I remember when we played very magical games in my grandparents garden, the garden turned into magical landscapes and as I sit here typing now I remember monkeys that could fly and soldiers who tried to kill me or take me, I remember castles at the mulberry bush, I remember the swimming pool being a swamp with 2 headed creatures or depending on the game a , other times the pool would be enchanted by a light such as the blue grotto, it would give us life.
These games went on, we rode stallions and unicorns, we bounced instead walked, we wrestled in mud, when we ate mulberries we called it our gummiberry juice and everything became speed motion, we spoke faster,walked faster, circled and fell to the ground, when we climbed trees we climbed into the clouds and lay there for hours just dreaming. When we swam we could breathe under water, we could dive through the air without landing, we could we could I should I can!


Is it okay to miss my past, everyone always tells me to get over it,get on with it,move on. Fuck that, whats wrong with remembering,we have been given memories because its a part of us,its a part of me and I choose not to forget, any of it, nothing- because its me(a part of me) I get live in the now.

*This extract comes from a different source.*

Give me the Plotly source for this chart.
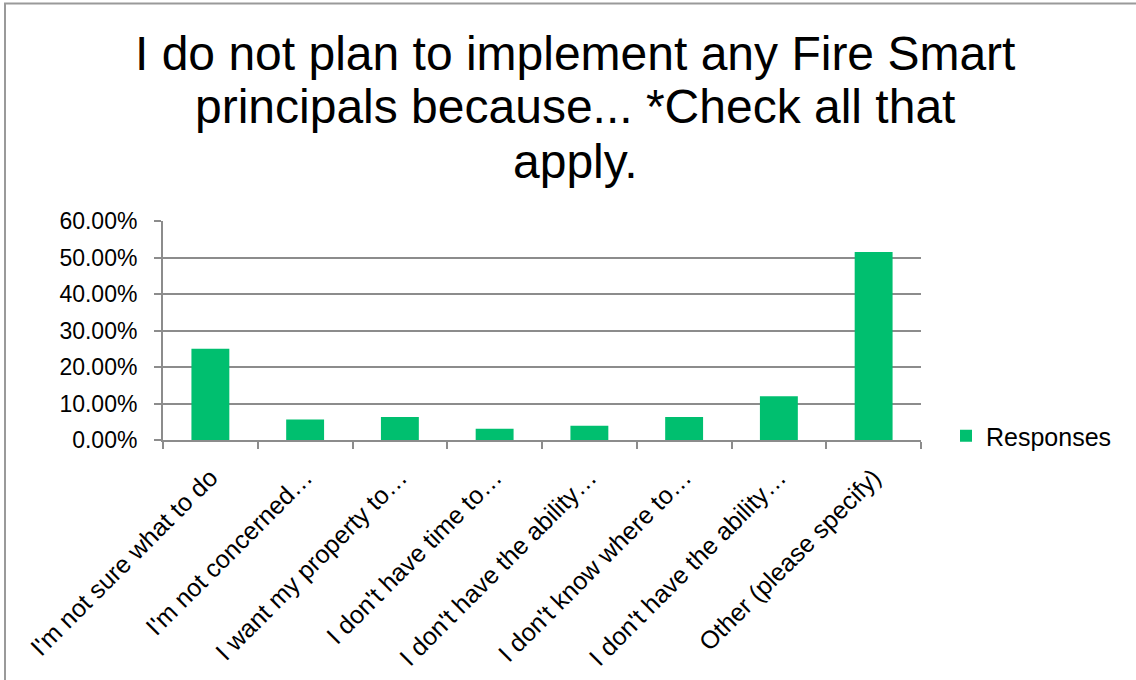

But should i feel guilty every time i wander to the then just because Ive heard so often don't look back look forward: I SAY FUCK THAT, why cant I do both? And lets not forget instead of everyone always telling me to look forward, right now I'm looking down and quite frankly I would rather be here, now if I can, but still look back a little,look forward a little: balance?


Ah the good old balance theory, I often wander how many manage to truly put that into practice. particularly the ones who are demanding your life to you constantly. But balance is a wonderful concept.


I like looking back into my childhood safe world, because I was beautiful there,WE we together and strong and things were in a light I don't often feel falling on my face. It sometimes illuminates from the essence of me, but I can only be me if i allow my self to remember who me is!